Lacking a unified governance structure, Europe has had to navigate the demands and expectations of each individual state. And to complicate matters, Esa is now accompanied by another agency: Euspa, the European Union Agency for the Space Programme, which manages Galileo, Copernicus, and the government satellite communication services of GovSatCom. It’s true that in recent years, relations between the Eu and Esa seem to be growing closer and more solid. But still with a noticeable delay compared to the ambitions.

It’s Not America

In five decades, the Europeans’ space agency has worked in close cooperation with Nasa. It is alongside the Americans that Esa plans to return to the Moon, as part of the Artemis program. And it is from this relationship, recently more complicated, that a major shift might emerge, a true test of maturity for a space agency as it approaches future challenges.

The most recent Nasa budget proposal from the U.S. government, under the Trump administration, spelled out in black and white its intent to cut many projects and funding, several of them in collaboration with Esa. Among the most drastic proposals are the cancellation of the Lunar Gateway, the orbiting space station for which Thales Alenia Space has already delivered the first module built in Turin; the phase-out of the Space Launch System and the Orion capsule after Artemis III (for which Esa supplies the service module); the cancellation of the Mars Sample Return program, intended to bring Martian soil samples back to Earth; and the ExoMars mission with the Rosalind Franklin rover, meant to search for signs of life beneath the Red Planet’s surface. Also at risk are the LISA interferometer, the NewAthena space telescope, and Ariel, a mission to study the atmospheres of planets orbiting other stars.

Following the publication of these proposed budget cuts, still awaiting final approval from Congress, Esa Director General Josef Aschbacher emphasized Europe’s autonomy and its strength as an attractive partner. In early May, a joint declaration of intent was signed with the Indian Space Research Organisation (Isro) for cooperation in human space exploration, initially focused on low Earth orbit and later extending to the Moon. India is the rising space power, the one it will be most beneficial to collaborate with in the future without compromising relations with the United States (something likely if agreements were to be made, for example, with China).

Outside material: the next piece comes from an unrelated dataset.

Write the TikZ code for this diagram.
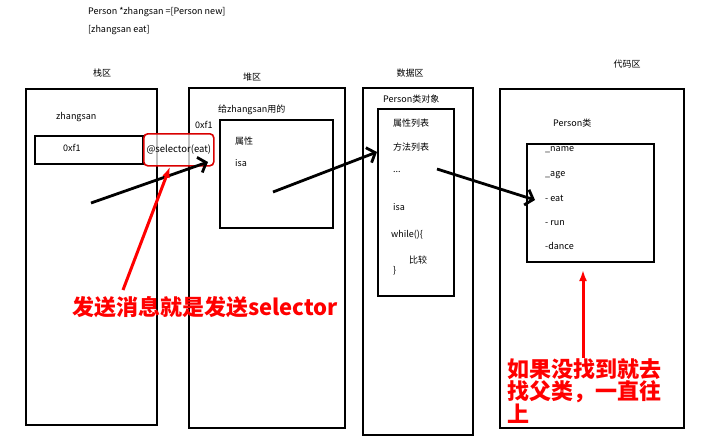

In November, at the next Ministerial Council, when ministers will decide which missions and programs to fund for the following three years, and how much money to allocate, the stakes will be high.

While the United States sets its sights on Mars, without ruling out going there alone, and China moves through its extraterrestrial roadmap like clockwork, the European Space Agency must finally determine how to become truly autonomous. And how to be effective. The risk is to fall out of History or to be doomed to constantly chase it.

At fifty, that’s a luxury Europe cannot afford.